4. Keep questioning. This involves challenging ourselves to explain why something we’ve learned is actually the case.
It works because of a process known as assimilation, a cognitive process that manages how we incorporate new information into our prior knowledge.
5. Teach ourselves, or others. It’s claimed that the best way to learn something is to teach it; this simply involves explaining to ourselves what we’ve just learned – another form of assimilation. It’s also why your coach might, at times, ask you to present and teach a particular topic in your study group sessions to other learners.
Flop five: ineffective learning strategies
- Visualisation: Visualising what we need to learn can work for something that’s easy to visualise (a simple process, perhaps), but only works for memorising, not for applying what we’ve learned.
- Mnemonics: Devising a ‘key’ that connects to what you need to know can work as a trigger in the short term, but it’s a time-consuming strategy that isn’t effective or efficient for most of us – memory champions excepted, perhaps.
- Summarising: Summarising something by writing down the main points or themes may sound like the ultimate form of retrieval practice, but it only works if you’re skilled in summarising. Often, that’s not the case.
- Highlighting and underlining: It’s much too easy to underline too much or the wrong things – and simply running a highlighter over or underlining text is not the same as studying and learning. Highlighting on its own is not enough.
- Re-reading: Re-reading to improve understanding might have a positive effect on memorising what’s being learned, but, again, on its own, it doesn’t contribute to better understanding or being able to apply that information in different contexts. That’s because re-reading can give a false sense of security: when re-reading, we recognise what we’ve read before – and think we already know it. That’s not necessarily the case.
When it comes to learning, it seems that the tried and tested trumps even the most popular and appealing learning styles methodology, with universal strategies more effective than the seemingly personalised. There’s nothing wrong, of course, with having a preference for a type or style of learning material, although mixing things up, as we’ve seen, also has its advantages. But it’s hard to accept the claims made for learning styles as a shortcut to success. Learning can be hard – it requires planning, effort and perseverance. All the more reason why we need to understand what can really help us learn best.
How good are you at learning? Take the quiz
You have to give an important presentation in a few days’ time, and the format means you’ll need to present mostly without notes. How will you prepare?
A: By highlighting the key messages you want to give in three different colours.
B: By staying up late the night before, cramming, so that you remember what you plan to say.
C: By practising your speech in front of a trusted friend.
You promised your boss a summary of that research report, but it’s proving to be a tough nut to crack. Do you:
A: Keep re-reading the more technical passages?
B: Take a break, go outside and do something different for a while?
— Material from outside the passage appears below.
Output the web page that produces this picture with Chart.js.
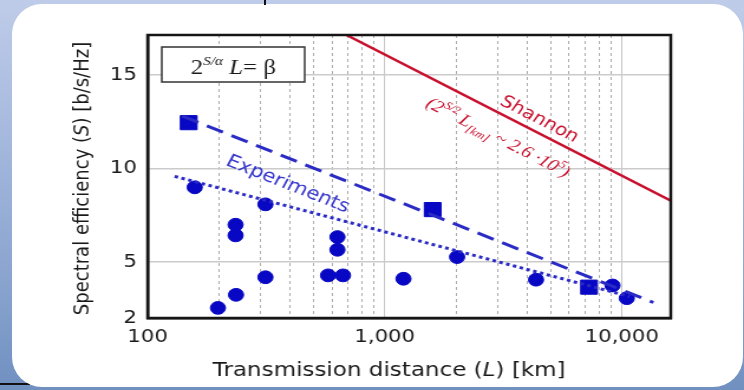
<!DOCTYPE html>
<html>
<head>
<meta charset="utf-8">
<script src="https://cdn.jsdelivr.net/npm/chart.js@4.4.1/dist/chart.umd.min.js"></script>
<style>
  html, body { margin: 0; padding: 0; }
  body {
    width: 744px; height: 390px; position: relative; overflow: hidden;
    background: linear-gradient(to bottom, #bfcce9 0%, #a9bbdf 30%, #8ba5d0 70%, #7090c0 100%);
  }
  .card { position: absolute; left: 12px; top: 4px; width: 731px; height: 383px; background: #fff; border-radius: 30px; }
  .mark { position: absolute; left: 264px; top: 0; width: 2px; height: 5px; background: #111; }
  .rule { position: absolute; left: 0; top: 383px; width: 30px; height: 2px; background: #111; }
  #chart { position: absolute; left: 0; top: 0; }
</style>
</head>
<body>
<div class="rule"></div>
<div class="card"></div>
<div class="mark"></div>
<!-- drawn at 630 wide and stretched to 744, like the picture in the slide -->
<canvas id="chart" width="630" height="390" style="width:744px;height:390px"></canvas>
<script>
// measured experiments (distance km, spectral efficiency b/s/Hz)
const circleDist = [158, 198, 235, 235, 236, 314, 314, 577, 667, 632, 632, 1200, 2020, 4350, 9140, 10500];
const circleEff  = [8.99, 2.54, 6.99, 6.42, 3.24, 8.08, 4.18, 4.28, 4.28, 6.33, 5.65, 4.10, 5.26, 4.05, 3.74, 3.06];
const squareDist = [149, 1594, 7280];
const squareEff  = [12.45, 7.80, 3.65];

// limit lines
const shannonDist = [690, 16100];
const shannonEff  = [17.14, 8.28];
const dashedDist = [140, 13600];
const dashedEff  = [12.8, 2.83];
const dottedDist = [130, 10800];
const dottedEff  = [9.58, 3.15];

// axes
const xGridValues = [100, 200, 300, 400, 500, 600, 700, 800, 900,
                     1000, 2000, 3000, 4000, 5000, 6000, 7000, 8000, 9000, 10000];
const xLabelValues = [100, 1000, 10000];
const xLabelText = ['100', '1,000', '10,000'];
const yTickValues = [2, 5, 10, 15];

const pts = (xs, ys) => xs.map((v, i) => ({x: v, y: ys[i]}));
const isDecade = c => !c.tick || xLabelValues.includes(c.tick.value);

function runsWidth(ctx, runs) {
  let w = 0;
  for (const r of runs) { ctx.font = r.font; w += ctx.measureText(r.t).width; }
  return w;
}
function drawRuns(ctx, runs, x, y) {
  for (const r of runs) {
    ctx.font = r.font;
    ctx.fillText(r.t, x, y + (r.dy || 0));
    x += ctx.measureText(r.t).width;
  }
}
function lineAngle(x, y, xs, ys) {
  const dx = x.getPixelForValue(xs[1]) - x.getPixelForValue(xs[0]);
  const dy = y.getPixelForValue(ys[1]) - y.getPixelForValue(ys[0]);
  return Math.atan2(dy, dx);
}
function rotatedRuns(ctx, runs, px, py, ang, color) {
  ctx.save();
  ctx.translate(px, py);
  ctx.rotate(ang);
  ctx.fillStyle = color;
  ctx.textBaseline = 'alphabetic';
  drawRuns(ctx, runs, -runsWidth(ctx, runs) / 2, 6);
  ctx.restore();
}

const annotations = {
  id: 'annotations',
  afterDatasetsDraw(chart) {
    const {ctx, chartArea: a, scales: {x, y}} = chart;
    ctx.save();

    // frame
    ctx.strokeStyle = '#151515';
    ctx.lineWidth = 2.5;
    ctx.strokeRect(a.left, a.top, a.right - a.left, a.bottom - a.top);

    // formula box
    const bx = a.left + 12, by = a.top + 12, bw = 121, bh = 35;
    ctx.fillStyle = '#fff';
    ctx.fillRect(bx, by, bw, bh);
    ctx.strokeStyle = '#333';
    ctx.lineWidth = 1.5;
    ctx.strokeRect(bx, by, bw, bh);
    const serif = '"Liberation Serif", "DejaVu Serif", serif';
    const boxRuns = [
      {t: '2', font: '21px ' + serif},
      {t: 'S/α', font: 'italic 13px ' + serif, dy: -9},
      {t: ' L', font: 'italic 21px ' + serif},
      {t: '= β', font: '21px ' + serif}
    ];
    ctx.fillStyle = '#1a1a1a';
    ctx.textBaseline = 'alphabetic';
    drawRuns(ctx, boxRuns, bx + (bw - runsWidth(ctx, boxRuns)) / 2, by + 27);

    // Shannon labels
    const redAng = lineAngle(x, y, shannonDist, shannonEff);
    rotatedRuns(ctx, [{t: 'Shannon', font: '17px "DejaVu Sans"'}],
      x.getPixelForValue(4530), y.getPixelForValue(12.69), redAng, '#c8102e');
    const fRuns = [
      {t: '(2', font: 'italic 17px ' + serif},
      {t: 'S/2', font: 'italic 11px ' + serif, dy: -7},
      {t: ' L', font: 'italic 17px ' + serif},
      {t: '[km]', font: 'italic 11px ' + serif, dy: 4},
      {t: ' ~ 2.6 ·10', font: 'italic 17px ' + serif},
      {t: '5', font: 'italic 11px ' + serif, dy: -7},
      {t: ')', font: 'italic 17px ' + serif}
    ];
    rotatedRuns(ctx, fRuns, x.getPixelForValue(3027), y.getPixelForValue(11.70), redAng, '#c8102e');

    // Experiments label
    const blueAng = lineAngle(x, y, dashedDist, dashedEff);
    rotatedRuns(ctx, [{t: 'Experiments', font: '18px "DejaVu Sans"'}],
      x.getPixelForValue(392), y.getPixelForValue(9.21), blueAng, '#3434cc');

    // axis titles
    ctx.fillStyle = '#1a1a1a';
    const xt = [
      {t: 'Transmission distance (', font: '19.5px "DejaVu Sans"'},
      {t: 'L', font: 'italic 19.5px "DejaVu Sans"'},
      {t: ') [km]', font: '19.5px "DejaVu Sans"'}
    ];
    drawRuns(ctx, xt, (a.left + a.right) / 2 - 17 - runsWidth(ctx, xt) / 2, a.bottom + 58);

    const yt = [
      {t: 'Spectral efficiency (', font: '18px "DejaVu Sans"'},
      {t: 'S', font: 'italic 18px "DejaVu Sans"'},
      {t: ') [b/s/Hz]', font: '18px "DejaVu Sans"'}
    ];
    ctx.save();
    ctx.translate(a.left - 50.5, (a.top + a.bottom) / 2 + 2);
    ctx.rotate(-Math.PI / 2);
    drawRuns(ctx, yt, -runsWidth(ctx, yt) / 2, 0);
    ctx.restore();

    ctx.restore();
  }
};

const blue = '#0707c4';
new Chart(document.getElementById('chart'), {
  type: 'scatter',
  data: {
    datasets: [
      {data: pts(shannonDist, shannonEff), showLine: true, borderColor: '#c8102e', borderWidth: 2.5, pointRadius: 0},
      {data: pts(dashedDist, dashedEff), showLine: true, borderColor: '#2a2ac4', borderWidth: 3, borderDash: [15, 8], pointRadius: 0},
      {data: pts(dottedDist, dottedEff), showLine: true, borderColor: '#2a2ac4', borderWidth: 3, borderDash: [3, 3], pointRadius: 0},
      {data: pts(circleDist, circleEff), pointStyle: 'circle', pointRadius: 6.4, backgroundColor: blue, borderColor: blue, borderWidth: 1},
      {data: pts(squareDist, squareEff), pointStyle: 'rect', pointRadius: 10, backgroundColor: blue, borderColor: blue, borderWidth: 1}
    ]
  },
  options: {
    responsive: false,
    animation: false,
    devicePixelRatio: 1,
    layout: {padding: {left: 0, right: 62, top: 35, bottom: 0}},
    plugins: {legend: {display: false}, tooltip: {enabled: false}},
    scales: {
      x: {
        type: 'logarithmic', min: 100, max: 16100,
        afterBuildTicks: s => { s.ticks = xGridValues.map(v => ({value: v})); },
        afterFit: s => { s.height = 72; },
        ticks: {
          autoSkip: false, maxRotation: 0, minRotation: 0, padding: 9, color: '#1a1a1a',
          font: {family: 'DejaVu Sans', size: 18},
          callback: v => { const i = xLabelValues.indexOf(v); return i < 0 ? '' : xLabelText[i]; }
        },
        grid: {drawTicks: false, lineWidth: 1, color: c => isDecade(c) ? '#c6c6c6' : '#acacac'},
        border: {color: '#151515', width: 2.5, dash: c => isDecade(c) ? [] : [3, 3]}
      },
      y: {
        min: 2, max: 17.14,
        afterBuildTicks: s => { s.ticks = yTickValues.map(v => ({value: v})); },
        afterFit: s => { s.width = 125; },
        ticks: {padding: 9, color: '#1a1a1a', font: {family: 'DejaVu Sans', size: 18}},
        grid: {drawTicks: false, lineWidth: 1.5, color: '#cbcbcb'},
        border: {color: '#151515', width: 2.5}
      }
    }
  },
  plugins: [annotations]
});
</script>
</body>
</html>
C: Get that highlighter out again…?
There’s no getting away from it. You’ll just need to know those stats in that upcoming client meeting on Friday. It’s a busy week, so you have only limited time to prepare. Do you:
A: Attempt to commit them to memory just before the meeting?
B: Spend some time on them every day this week?
C: Construct a complicated mnemonic that will help get you through?
Your business has some important new safeguarding protocols, and you need your team to know about, and engage with, them. Do you:
A: Send them a link to the revised staff handbook and hope for the best?
B: Prepare and deliver a PowerPoint highlighting the key changes?
C: Ask them to review the new guidelines, share some video links and then invite them to lead a debate on why safeguarding is important?
Q1: Answer: C.
Practice works because it involves applying and testing what you need to know. This can be reinforced when you receive feedback along the way.
Q2: Answer: B.
Give your brain a break. There’s plenty of research which shows that taking a break and detaching from the task at hand allows our brains to relax and make the necessary connections to resolve seemingly unresolvable conundrums.
Q3: Answer: B.
Spaced or distributed learning helps us to retain what we’re learning because the ‘pause’ between sessions strengthens our memory trace, as we have to retrieve the information when we go back to it on more than one occasion.
Q4: Answer: C.
Interweaving involves mixing up different strategies and approaches to learning. In this case, leading the debate encourages team members to apply what they’ve learned. Asking questions about what they’re learning and teaching others provides added reinforcement.